May 5, 2017 / Modified may 8, 2017 8:56 a.m.

Some 'Dreamers' Return to Mexico to Attend College

Tradeoff is taking numerous steps to navigate educational bureaucracy.

Dreamer activists freed 080813 Several of the nine "dreamer" activists freed at the Tucson Greyhound station after three weeks in custody.
Michel Marizco, Fronteras Desk

Former President Barack Obama’s order putting off deportation for young people in the country illegally gave them a reprieve and the right to work.

But for some, returning to Mexico was the only option for higher education.

A decade ago, Daniel Arenas was a 17-year-old living in South Carolina, just a few months from graduating high school. He, like most of his peers, faced a big question: What now?

But unlike most of his peers, Arenas was living in the United States illegally. He was brought to the US by his parents without proper documentation when he was just three years old. And that made enrolling in a U.S. university or college at best problematic, at worst impossible.

Arenas knew one thing, though: he wanted and would to go to college.

"So I started looking into options of universities in Mexico and I found a university that would allow me to do the admissions process while I was still in the U.S.," Arenas said.

Arenas now lives in Monterrey, Nuevo Leon, south of Texas, where he ended up going to school.

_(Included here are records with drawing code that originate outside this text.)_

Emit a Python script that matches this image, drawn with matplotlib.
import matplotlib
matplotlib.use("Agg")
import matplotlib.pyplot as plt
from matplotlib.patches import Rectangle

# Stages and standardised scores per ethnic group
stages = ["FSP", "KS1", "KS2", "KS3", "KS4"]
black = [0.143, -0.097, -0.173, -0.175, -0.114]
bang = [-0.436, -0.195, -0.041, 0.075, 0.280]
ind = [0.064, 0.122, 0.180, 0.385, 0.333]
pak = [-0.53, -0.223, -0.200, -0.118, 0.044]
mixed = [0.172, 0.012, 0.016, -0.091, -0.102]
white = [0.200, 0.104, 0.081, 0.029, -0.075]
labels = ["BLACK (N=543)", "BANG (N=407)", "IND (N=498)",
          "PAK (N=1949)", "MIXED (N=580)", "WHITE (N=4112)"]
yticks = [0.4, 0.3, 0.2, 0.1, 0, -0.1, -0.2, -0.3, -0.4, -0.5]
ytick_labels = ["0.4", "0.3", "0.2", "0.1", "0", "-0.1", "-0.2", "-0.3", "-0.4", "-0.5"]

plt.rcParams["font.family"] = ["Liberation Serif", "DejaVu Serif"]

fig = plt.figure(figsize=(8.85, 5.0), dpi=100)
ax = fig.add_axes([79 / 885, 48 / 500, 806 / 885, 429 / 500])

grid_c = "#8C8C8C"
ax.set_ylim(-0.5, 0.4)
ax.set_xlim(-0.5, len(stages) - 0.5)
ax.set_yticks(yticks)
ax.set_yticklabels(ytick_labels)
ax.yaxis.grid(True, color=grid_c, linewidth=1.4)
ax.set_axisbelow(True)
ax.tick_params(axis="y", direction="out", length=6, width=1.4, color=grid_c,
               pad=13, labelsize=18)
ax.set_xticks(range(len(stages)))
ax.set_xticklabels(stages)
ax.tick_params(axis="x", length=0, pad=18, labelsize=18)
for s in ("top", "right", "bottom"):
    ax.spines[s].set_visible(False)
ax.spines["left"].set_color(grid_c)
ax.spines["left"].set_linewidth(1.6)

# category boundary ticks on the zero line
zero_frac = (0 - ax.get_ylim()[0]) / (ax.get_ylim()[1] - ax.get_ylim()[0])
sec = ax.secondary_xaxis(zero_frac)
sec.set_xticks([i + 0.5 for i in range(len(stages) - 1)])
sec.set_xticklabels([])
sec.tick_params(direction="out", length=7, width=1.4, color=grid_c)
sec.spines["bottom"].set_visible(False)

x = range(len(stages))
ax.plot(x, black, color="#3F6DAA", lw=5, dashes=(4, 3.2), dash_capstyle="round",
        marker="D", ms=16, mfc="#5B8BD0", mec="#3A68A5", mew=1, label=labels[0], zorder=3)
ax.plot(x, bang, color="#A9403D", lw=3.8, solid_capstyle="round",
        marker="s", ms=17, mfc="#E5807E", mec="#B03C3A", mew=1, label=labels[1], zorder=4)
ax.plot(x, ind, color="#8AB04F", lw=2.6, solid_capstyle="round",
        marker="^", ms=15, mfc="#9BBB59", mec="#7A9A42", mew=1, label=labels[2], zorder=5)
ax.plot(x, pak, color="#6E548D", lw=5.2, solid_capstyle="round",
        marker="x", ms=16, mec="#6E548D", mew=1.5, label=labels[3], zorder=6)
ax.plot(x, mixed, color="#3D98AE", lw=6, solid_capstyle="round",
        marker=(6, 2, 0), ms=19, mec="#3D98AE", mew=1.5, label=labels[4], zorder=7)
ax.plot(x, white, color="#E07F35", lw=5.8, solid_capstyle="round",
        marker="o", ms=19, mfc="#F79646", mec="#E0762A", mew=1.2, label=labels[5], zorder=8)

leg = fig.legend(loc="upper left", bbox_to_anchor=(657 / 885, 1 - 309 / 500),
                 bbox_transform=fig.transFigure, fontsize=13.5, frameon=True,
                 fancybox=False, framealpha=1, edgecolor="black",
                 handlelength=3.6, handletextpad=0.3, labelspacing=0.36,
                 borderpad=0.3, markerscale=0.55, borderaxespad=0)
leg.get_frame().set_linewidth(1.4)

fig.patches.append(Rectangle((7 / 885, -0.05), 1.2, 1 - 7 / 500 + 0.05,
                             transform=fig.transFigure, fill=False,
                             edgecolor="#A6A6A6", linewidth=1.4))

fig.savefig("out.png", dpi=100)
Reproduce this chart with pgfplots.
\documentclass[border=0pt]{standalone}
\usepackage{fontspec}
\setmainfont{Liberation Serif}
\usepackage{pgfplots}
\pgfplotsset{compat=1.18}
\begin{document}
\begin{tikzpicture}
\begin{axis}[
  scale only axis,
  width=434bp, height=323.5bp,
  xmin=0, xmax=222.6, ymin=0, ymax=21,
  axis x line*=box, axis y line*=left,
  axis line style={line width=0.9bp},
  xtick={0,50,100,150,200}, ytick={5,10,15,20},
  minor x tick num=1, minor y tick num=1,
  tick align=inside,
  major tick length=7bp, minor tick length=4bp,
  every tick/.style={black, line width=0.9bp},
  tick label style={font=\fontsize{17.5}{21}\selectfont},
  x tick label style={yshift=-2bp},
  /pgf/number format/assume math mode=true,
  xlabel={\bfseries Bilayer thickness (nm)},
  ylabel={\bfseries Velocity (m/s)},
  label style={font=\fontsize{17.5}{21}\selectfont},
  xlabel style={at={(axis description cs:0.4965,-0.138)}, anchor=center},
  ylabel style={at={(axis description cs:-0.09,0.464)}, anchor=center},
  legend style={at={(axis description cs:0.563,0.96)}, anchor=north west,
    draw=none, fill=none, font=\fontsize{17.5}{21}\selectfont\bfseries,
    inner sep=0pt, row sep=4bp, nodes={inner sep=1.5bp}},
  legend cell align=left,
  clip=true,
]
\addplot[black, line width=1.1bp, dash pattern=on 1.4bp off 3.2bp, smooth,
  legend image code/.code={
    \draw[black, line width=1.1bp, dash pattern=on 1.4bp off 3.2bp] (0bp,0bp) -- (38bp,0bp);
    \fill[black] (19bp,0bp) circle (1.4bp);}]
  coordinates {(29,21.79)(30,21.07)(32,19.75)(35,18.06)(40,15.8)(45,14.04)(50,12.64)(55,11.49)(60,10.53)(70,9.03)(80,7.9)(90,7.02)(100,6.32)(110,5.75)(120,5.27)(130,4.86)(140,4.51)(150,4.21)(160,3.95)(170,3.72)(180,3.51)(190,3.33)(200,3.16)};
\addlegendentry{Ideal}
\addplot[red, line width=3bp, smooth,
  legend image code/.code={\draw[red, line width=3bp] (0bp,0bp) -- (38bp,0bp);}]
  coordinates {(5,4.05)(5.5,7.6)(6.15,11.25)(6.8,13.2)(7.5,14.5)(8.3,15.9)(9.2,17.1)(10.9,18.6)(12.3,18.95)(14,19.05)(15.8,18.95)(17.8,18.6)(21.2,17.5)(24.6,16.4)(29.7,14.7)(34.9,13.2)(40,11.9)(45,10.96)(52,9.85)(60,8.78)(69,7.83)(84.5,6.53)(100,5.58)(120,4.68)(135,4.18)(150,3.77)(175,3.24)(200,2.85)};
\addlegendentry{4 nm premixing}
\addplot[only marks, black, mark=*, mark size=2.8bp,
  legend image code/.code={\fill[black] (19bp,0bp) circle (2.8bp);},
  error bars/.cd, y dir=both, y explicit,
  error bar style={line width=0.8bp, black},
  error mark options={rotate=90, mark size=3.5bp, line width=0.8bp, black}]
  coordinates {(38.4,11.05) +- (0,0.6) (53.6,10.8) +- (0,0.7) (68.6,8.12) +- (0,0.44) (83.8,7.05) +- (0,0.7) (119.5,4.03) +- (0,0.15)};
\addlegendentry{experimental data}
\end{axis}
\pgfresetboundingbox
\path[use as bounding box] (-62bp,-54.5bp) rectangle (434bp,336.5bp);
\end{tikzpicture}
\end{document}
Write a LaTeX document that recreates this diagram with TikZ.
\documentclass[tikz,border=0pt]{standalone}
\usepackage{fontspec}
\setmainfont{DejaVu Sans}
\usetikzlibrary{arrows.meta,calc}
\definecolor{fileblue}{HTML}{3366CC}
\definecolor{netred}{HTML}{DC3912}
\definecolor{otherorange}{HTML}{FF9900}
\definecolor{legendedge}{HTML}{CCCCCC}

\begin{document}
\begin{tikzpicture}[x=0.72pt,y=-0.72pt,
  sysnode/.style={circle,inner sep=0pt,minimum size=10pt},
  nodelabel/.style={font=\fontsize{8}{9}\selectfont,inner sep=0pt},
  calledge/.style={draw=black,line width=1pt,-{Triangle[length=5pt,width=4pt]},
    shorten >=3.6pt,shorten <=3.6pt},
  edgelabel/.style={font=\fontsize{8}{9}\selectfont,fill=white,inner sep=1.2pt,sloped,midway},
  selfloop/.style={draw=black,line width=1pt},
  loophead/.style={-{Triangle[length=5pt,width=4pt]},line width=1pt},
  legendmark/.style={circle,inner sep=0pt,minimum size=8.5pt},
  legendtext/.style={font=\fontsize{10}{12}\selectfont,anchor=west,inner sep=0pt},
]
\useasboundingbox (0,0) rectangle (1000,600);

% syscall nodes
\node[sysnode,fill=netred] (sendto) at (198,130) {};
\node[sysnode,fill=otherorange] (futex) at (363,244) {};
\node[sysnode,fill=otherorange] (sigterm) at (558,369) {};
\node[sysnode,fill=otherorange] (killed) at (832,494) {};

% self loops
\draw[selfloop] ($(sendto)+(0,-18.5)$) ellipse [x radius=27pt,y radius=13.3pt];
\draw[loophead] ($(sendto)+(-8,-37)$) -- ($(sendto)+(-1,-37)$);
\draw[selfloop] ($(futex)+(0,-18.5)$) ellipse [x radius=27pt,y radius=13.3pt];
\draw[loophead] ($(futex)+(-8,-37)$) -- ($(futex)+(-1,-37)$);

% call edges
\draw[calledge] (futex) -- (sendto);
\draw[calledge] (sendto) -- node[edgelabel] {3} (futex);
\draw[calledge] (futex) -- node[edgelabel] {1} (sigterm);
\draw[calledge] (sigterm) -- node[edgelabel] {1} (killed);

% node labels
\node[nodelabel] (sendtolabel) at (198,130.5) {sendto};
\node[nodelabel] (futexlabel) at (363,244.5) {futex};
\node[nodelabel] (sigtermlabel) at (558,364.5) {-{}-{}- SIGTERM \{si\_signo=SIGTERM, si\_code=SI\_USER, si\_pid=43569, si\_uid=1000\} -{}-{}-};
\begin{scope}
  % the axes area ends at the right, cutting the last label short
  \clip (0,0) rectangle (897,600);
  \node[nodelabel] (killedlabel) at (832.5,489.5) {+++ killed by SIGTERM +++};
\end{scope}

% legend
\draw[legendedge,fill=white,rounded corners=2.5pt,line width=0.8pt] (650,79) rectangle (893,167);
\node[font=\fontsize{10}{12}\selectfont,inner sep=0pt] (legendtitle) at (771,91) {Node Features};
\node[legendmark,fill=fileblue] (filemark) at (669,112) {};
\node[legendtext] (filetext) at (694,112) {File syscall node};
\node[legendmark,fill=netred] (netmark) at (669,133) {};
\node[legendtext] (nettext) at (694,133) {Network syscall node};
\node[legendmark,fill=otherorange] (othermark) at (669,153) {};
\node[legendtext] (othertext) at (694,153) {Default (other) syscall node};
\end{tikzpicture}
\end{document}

His story of returning to Mexico for college is becoming more common for other young people known in the United States as “dreamers.”

An estimated 70 dreamers are currently enrolled at the University of Arizona. What’s not know is how many others from Tucson and Arizona decided, like Arenas, to return to Mexico for college.

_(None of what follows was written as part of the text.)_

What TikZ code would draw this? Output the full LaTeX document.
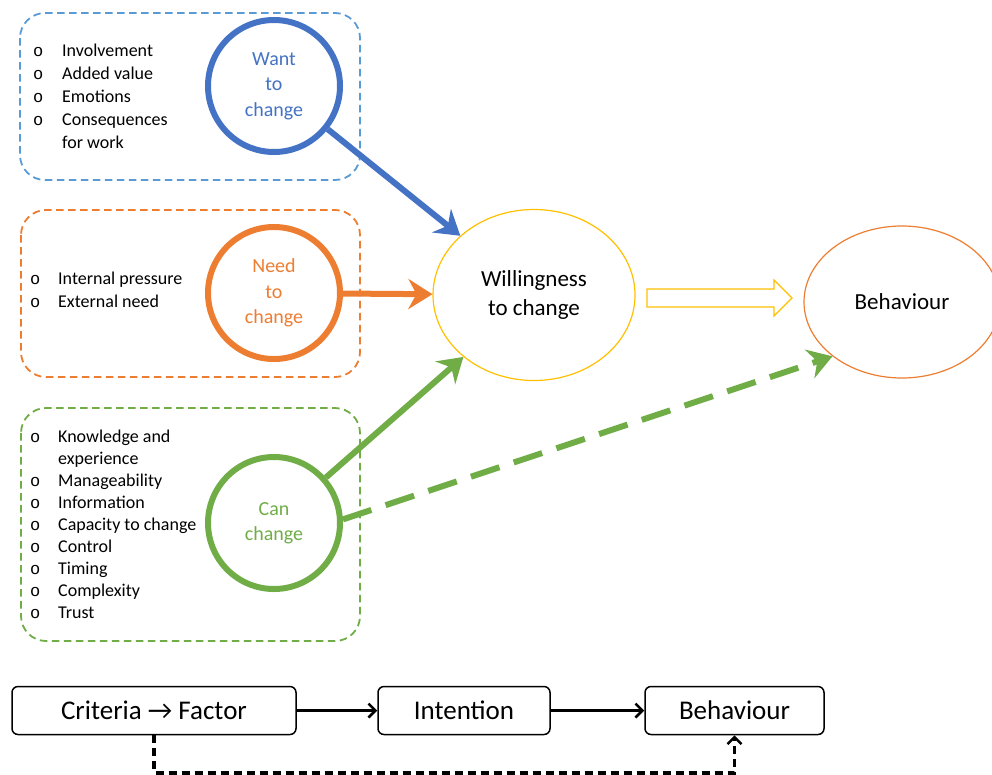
\documentclass[tikz,border=0pt]{standalone}
\usepackage{fontspec}
\setmainfont{Carlito}
\newfontfamily\bulletfont{Liberation Mono}
\usetikzlibrary{arrows.meta,shapes.geometric,calc}

\definecolor{wantblue}{HTML}{4472C4}
\definecolor{wantbox}{HTML}{5B9BD5}
\definecolor{needorange}{HTML}{ED7D31}
\definecolor{cangreen}{HTML}{70AD47}
\definecolor{willyellow}{HTML}{FFC000}

% hollow list bullet
\newcommand{\bul}{{\fontsize{17}{17}\bulletfont o}}

\tikzset{
  groupbox/.style={line width=1.8pt, dash pattern=on 7.5pt off 4.5pt, rounded corners=25pt},
  factor/.style={circle, draw, line width=6pt, minimum size=132pt, inner sep=0pt,
    align=center, font=\fontsize{20}{25.5}\selectfont},
  bigarrow/.style={line width=6pt, -{Stealth[length=24pt, width=30pt, inset=8pt]}},
  stage/.style={ellipse, draw, line width=1.2pt, inner sep=0pt, align=center,
    font=\fontsize{23}{29}\selectfont},
  itemlist/.style={anchor=north west, inner sep=0pt, align=left},
  flowbox/.style={draw, rounded corners=6pt, line width=1.5pt, minimum height=48pt,
    inner sep=0pt, font=\fontsize{27}{30}\selectfont},
  flowarrow/.style={line width=2.5pt, -{Straight Barb[length=7pt, width=14pt, line width=2.5pt]}}
}

\begin{document}
\begin{tikzpicture}[x=1pt, y=-1pt]
\useasboundingbox (0,0) rectangle (992,774);

% dashed group frames
\draw[groupbox, wantbox]    (20,13)  rectangle (360,180);
\draw[groupbox, needorange] (21,210) rectangle (360,377);
\draw[groupbox, cangreen]   (21,408) rectangle (360,641);

% criteria lists
\node[itemlist, font=\fontsize{18}{23}\selectfont] (wantlist) at (33,40) {%
  \begin{tabular}{@{}p{29pt}@{}l@{}}
  \bul & Involvement\\
  \bul & Added value\\
  \bul & Emotions\\
  \bul & Consequences\\
       & for work
  \end{tabular}};
\node[itemlist, font=\fontsize{18}{23}\selectfont] (needlist) at (30,268) {%
  \begin{tabular}{@{}p{28pt}@{}l@{}}
  \bul & Internal pressure\\
  \bul & External need
  \end{tabular}};
\node[itemlist, font=\fontsize{18}{22.1}\selectfont] (canlist) at (30,426.5) {%
  \begin{tabular}{@{}p{28pt}@{}l@{}}
  \bul & Knowledge and\\
       & experience\\
  \bul & Manageability\\
  \bul & Information\\
  \bul & Capacity to change\\
  \bul & Control\\
  \bul & Timing\\
  \bul & Complexity\\
  \bul & Trust
  \end{tabular}};

% factor circles
\node[factor, wantblue, text=wantblue]     (want) at (274,86)  {Want\\to\\change};
\node[factor, needorange, text=needorange] (need) at (274,293) {Need\\to\\change};
\node[factor, cangreen, text=cangreen]     (can)  at (274,523) {Can\\change};

% outcome ellipses
\node[stage, willyellow, text=black, minimum width=202pt, minimum height=171pt]
  (will) at (534,295) {Willingness\\to change};
\node[stage, needorange, text=black, minimum width=196pt, minimum height=152pt]
  (beh) at (902,302) {Behaviour};

% influence arrows
\draw[bigarrow, wantblue]   (want) -- (will);
\draw[bigarrow, needorange] (need) -- (will);
\draw[bigarrow, cangreen]   (can)  -- (will);
\draw[bigarrow, cangreen, dash pattern=on 30pt off 15pt] (can.3) -- (beh.218);

% hollow block arrow from willingness to behaviour
\draw[willyellow, line width=1.2pt, line join=miter]
  (647,289) -- (774,289) -- (774,280) -- (792,298) -- (774,316) -- (774,307) -- (647,307) -- cycle;

% simplified chain
\node[flowbox, minimum width=284pt] (crit) at (154,710.5) {Criteria \symbol{"2192} Factor};
\node[flowbox, minimum width=172pt] (intn) at (464,710.5) {Intention};
\node[flowbox, minimum width=179pt] (behb) at (734.5,710.5) {Behaviour};
\draw[flowarrow] (crit) -- (intn);
\draw[flowarrow] (intn) -- (behb);
\draw[flowarrow, line width=3.5pt, dash pattern=on 8pt off 5pt] (crit.south) -- ++(0,37.5) -| (behb.south);
\end{tikzpicture}
\end{document}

UA freshman, dreamer and immigration activist Ana Mendoza said she considered returning to Mexico for college, but stayed in Tucson because she wanted to study immigration law — a field of study that doesn’t exist in Mexico.

"It’s really frustrating to think that a country you grew up in and a country you thought as home doesn’t welcome you with its arms open, but turns its back toward you," Mendoza said. "But at the same time, there’s resistance. And it’s also resistance in students who take the choice of leaving and going back to their country."

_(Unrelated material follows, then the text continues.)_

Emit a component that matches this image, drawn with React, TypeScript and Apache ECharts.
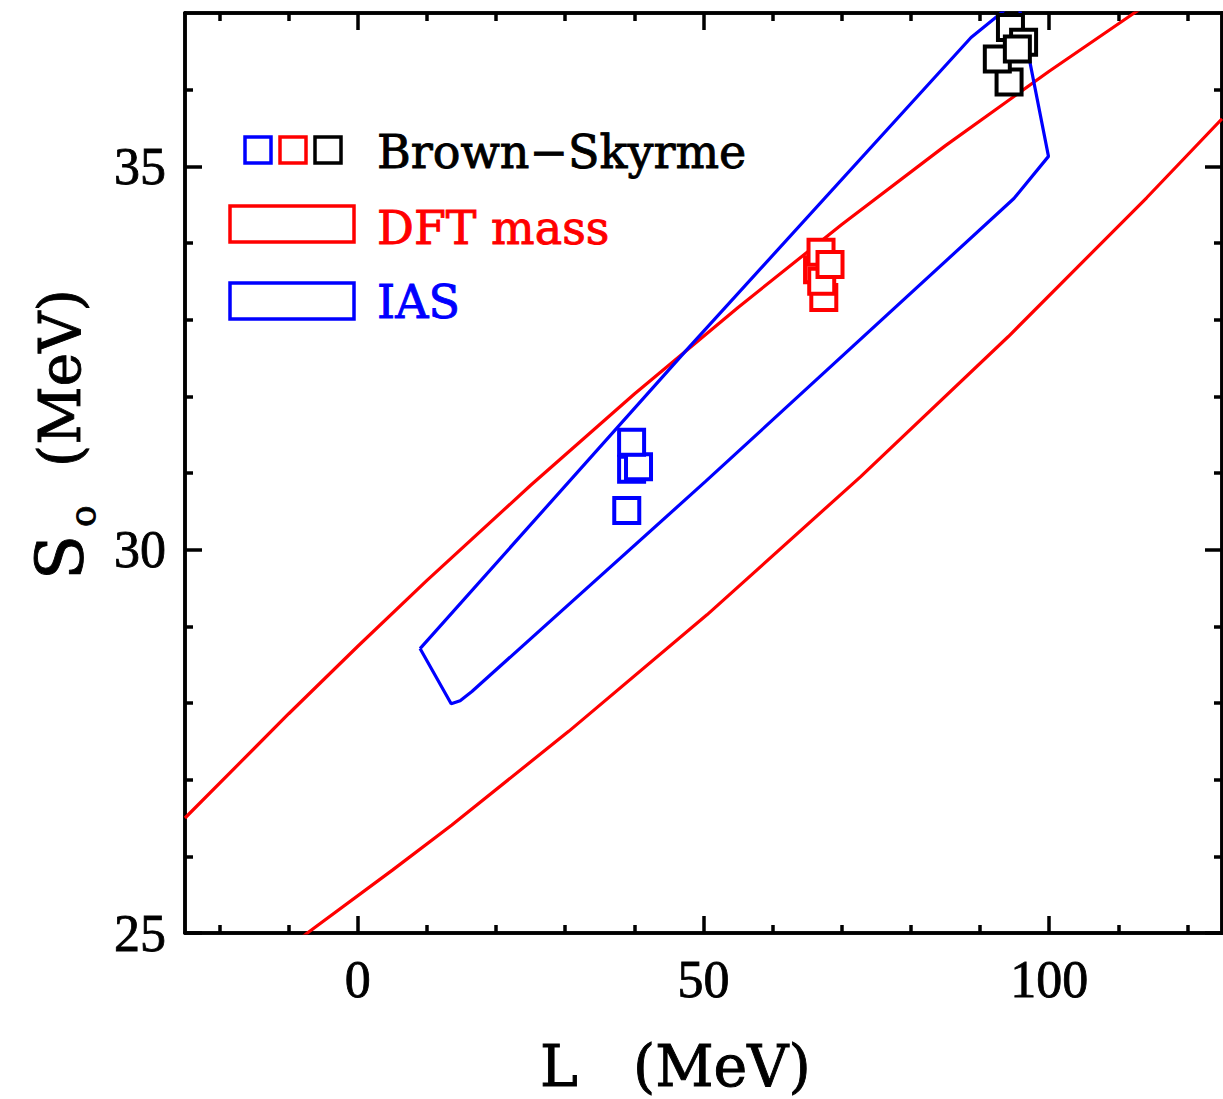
import React, { useEffect, useRef } from 'react';
import * as echarts from 'echarts';

// Axis ranges and ticks
const X_MIN = -25;
const X_MAX = 125;
const Y_MIN = 25;
const Y_MAX = 37;
const xMajorTicks = [0, 50, 100];
const xMinorTicks = [-20, -10, 10, 20, 30, 40, 60, 70, 80, 90, 110, 120];
const yMajorTicks = [25, 30, 35];
const yMinorTicks = [26, 27, 28, 29, 31, 32, 33, 34, 36];

// DFT mass band (red), upper and lower boundaries [L, S0]
const dftUpper = [
  [-25, 26.5], [-10, 27.86], [0, 28.74], [10, 29.6], [25, 30.84], [40, 32.03],
  [55, 33.16], [70, 34.24], [85, 35.27], [100, 36.24], [112.3, 37.0], [115, 37.16],
];
const dftLower = [
  [-8, 24.95], [-7.3, 25.0], [5, 25.82], [13.6, 26.41], [30.5, 27.63], [50.5, 29.15],
  [72.7, 30.95], [94.1, 32.78], [114.1, 34.59], [125, 35.62],
];

// IAS contour (blue), closed
const iasContour = [
  [9.0, 28.71], [13.5, 27.99], [14.8, 28.03], [16.5, 28.15], [50.3, 30.89],
  [94.9, 34.58], [99.9, 35.13], [95.6, 37.1], [94.3, 37.1], [92.8, 36.98],
  [88.7, 36.68], [47.5, 32.6], [9.0, 28.71],
];

// Brown-Skyrme points
const skyrmeBlue = [[38.9, 30.51], [39.6, 31.05], [40.6, 31.08], [39.6, 31.4]];
const skyrmeRed = [[66.5, 33.65], [67.0, 33.88], [67.4, 33.29], [67.1, 33.5], [68.3, 33.72]];
const skyrmeBlack = [[94.2, 36.1], [92.5, 36.4], [94.4, 36.81], [96.3, 36.62], [95.4, 36.53]];

const BLUE = '#0000ff';
const RED = '#ff0000';
const BLACK = '#000000';

function tickAxis(position: string, values: number[], len: number, isX: boolean, labels: boolean) {
  return {
    type: 'value',
    gridIndex: 0,
    position,
    min: isX ? X_MIN : Y_MIN,
    max: isX ? X_MAX : Y_MAX,
    axisLine: { show: true, onZero: false, lineStyle: { color: BLACK, width: 3.5 } },
    axisTick: {
      show: true,
      inside: true,
      length: len,
      customValues: values,
      lineStyle: { color: BLACK, width: 3.5 },
    },
    axisLabel: labels
      ? {
          show: true,
          customValues: values,
          margin: isX ? 20 : 19,
          color: BLACK,
          fontSize: 52,
          fontFamily: '"Liberation Serif"',
          textBorderColor: BLACK,
          textBorderWidth: 0.8,
        }
      : { show: false },
    splitLine: { show: false },
  };
}

const squareSeries = (data: number[][], color: string) => ({
  type: 'scatter',
  data,
  symbol: 'rect',
  symbolSize: 25,
  itemStyle: { color: '#ffffff', borderColor: color, borderWidth: 4, opacity: 1 },
  z: 5,
});

export default function App() {
  const ref = useRef<HTMLDivElement>(null);
  useEffect(() => {
    if (!ref.current) return;
    const chart = echarts.init(ref.current, undefined, { renderer: 'svg' });
    const serif = '"DejaVu Serif"';
    const txt = (x: number, y: number, text: string, size: number, fill: string, rot = 0) => ({
      type: 'text', x, y, rotation: rot,
      style: { text, font: `${size}px ${serif}`, fill, stroke: fill, lineWidth: 0.9, align: 'left', verticalAlign: 'middle' },
    });
    chart.setOption({
      animation: false,
      backgroundColor: '#ffffff',
      grid: { left: 185, right: 1, top: 13, bottom: 166 },
      xAxis: [
        tickAxis('bottom', xMajorTicks, 17, true, true),
        tickAxis('bottom', xMinorTicks, 8, true, false),
        tickAxis('top', xMajorTicks, 17, true, false),
        tickAxis('top', xMinorTicks, 8, true, false),
      ],
      yAxis: [
        tickAxis('left', yMajorTicks, 17, false, true),
        tickAxis('left', yMinorTicks, 8, false, false),
        tickAxis('right', yMajorTicks, 17, false, false),
        tickAxis('right', yMinorTicks, 8, false, false),
      ],
      series: [
        {
          type: 'line', data: dftUpper, showSymbol: false, symbol: 'none',
          lineStyle: { color: RED, width: 3.2 }, clip: true, z: 2,
        },
        {
          type: 'line', data: dftLower, showSymbol: false, symbol: 'none',
          lineStyle: { color: RED, width: 3.2 }, clip: true, z: 2,
        },
        {
          type: 'line', data: iasContour, showSymbol: false, symbol: 'none',
          lineStyle: { color: BLUE, width: 3.2 }, clip: true, z: 3,
        },
        squareSeries(skyrmeBlue, BLUE),
        squareSeries(skyrmeRed, RED),
        squareSeries(skyrmeBlack, BLACK),
      ],
      graphic: [
        // legend
        { type: 'rect', shape: { x: 245, y: 137, width: 26, height: 26 }, style: { fill: '#fff', stroke: BLUE, lineWidth: 3.5 } },
        { type: 'rect', shape: { x: 280, y: 137, width: 26, height: 26 }, style: { fill: '#fff', stroke: RED, lineWidth: 3.5 } },
        { type: 'rect', shape: { x: 315, y: 137, width: 26, height: 26 }, style: { fill: '#fff', stroke: BLACK, lineWidth: 3.5 } },
        txt(377, 152, 'Brown\u2212Skyrme', 46, BLACK),
        { type: 'rect', shape: { x: 230, y: 206, width: 124, height: 36 }, style: { fill: 'none', stroke: RED, lineWidth: 3.5 } },
        txt(377, 228, 'DFT mass', 46, RED),
        { type: 'rect', shape: { x: 230, y: 283, width: 124, height: 36 }, style: { fill: 'none', stroke: BLUE, lineWidth: 3.5 } },
        txt(377, 302, 'IAS', 46, BLUE),
        // x axis title
        txt(540, 1066, 'L', 57, BLACK),
        txt(633, 1066, '(MeV)', 57, BLACK),
        // y axis title (rotated)
        txt(60, 580, 'S', 66, BLACK, Math.PI / 2),
        txt(82, 527, 'o', 36, BLACK, Math.PI / 2),
        txt(60, 467, '(MeV)', 57, BLACK, Math.PI / 2),
      ],
    });
    return () => chart.dispose();
  }, []);
  return (
    <div
      ref={ref}
      style={{ position: 'fixed', left: 0, top: 0, width: 1223, height: 1099, background: '#fff' }}
    />
  );
}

Mendoza said the process of applying to and getting accepted into Mexican public and private universities also thwarted her from returning.

Mexican universities have historically taken months, or even years, to recognize dreamers’ U.S. educations as prerequisites for college acceptance.

Another repatriated dreamer who grew up in Arizona, Cristian Herrera, said the lengthy revalidation process quashed his desire to study at all.

Herrera went from Phoenix to Mexico with his parents when they left halfway through his senior year of high school. He said he wanted to study architecture at a Mexican university, but went to work instead because of college application difficulties.

"During that time, it really made me not want to study any more," Herrera said. "It just made me like, 'Ugh, forget it'.”

There soon may be relief, said Karel Salgado Vargas, director of international studies at the Autonomous University of Mexico State, in Toluca.

"There are some international agreements that allow us to recognize certain educational credits, for example those from the United States, as valid in Mexico," Salgado Vargas said in Spanish. "It’s just a process getting them validated.

Salgado Vargas said many Mexican universities, including hers, are taking independent measures to help dreamers get their school credits validated.

Mexican President Enrique Peña Nieto issued an executive order in April that required Mexico’s public universities to revalidate dreamers’ U.S. transcripts.

Arenas, Mendoza and Herrera said dreamers are still socially stigmatized, though, in both the US and Mexico, government efforts aside.

They are “ni de aqui, ni alla," from neither here, nor there. But by attending university or repatriating, they said they overcome that stigma, even if the odds are stacked against them.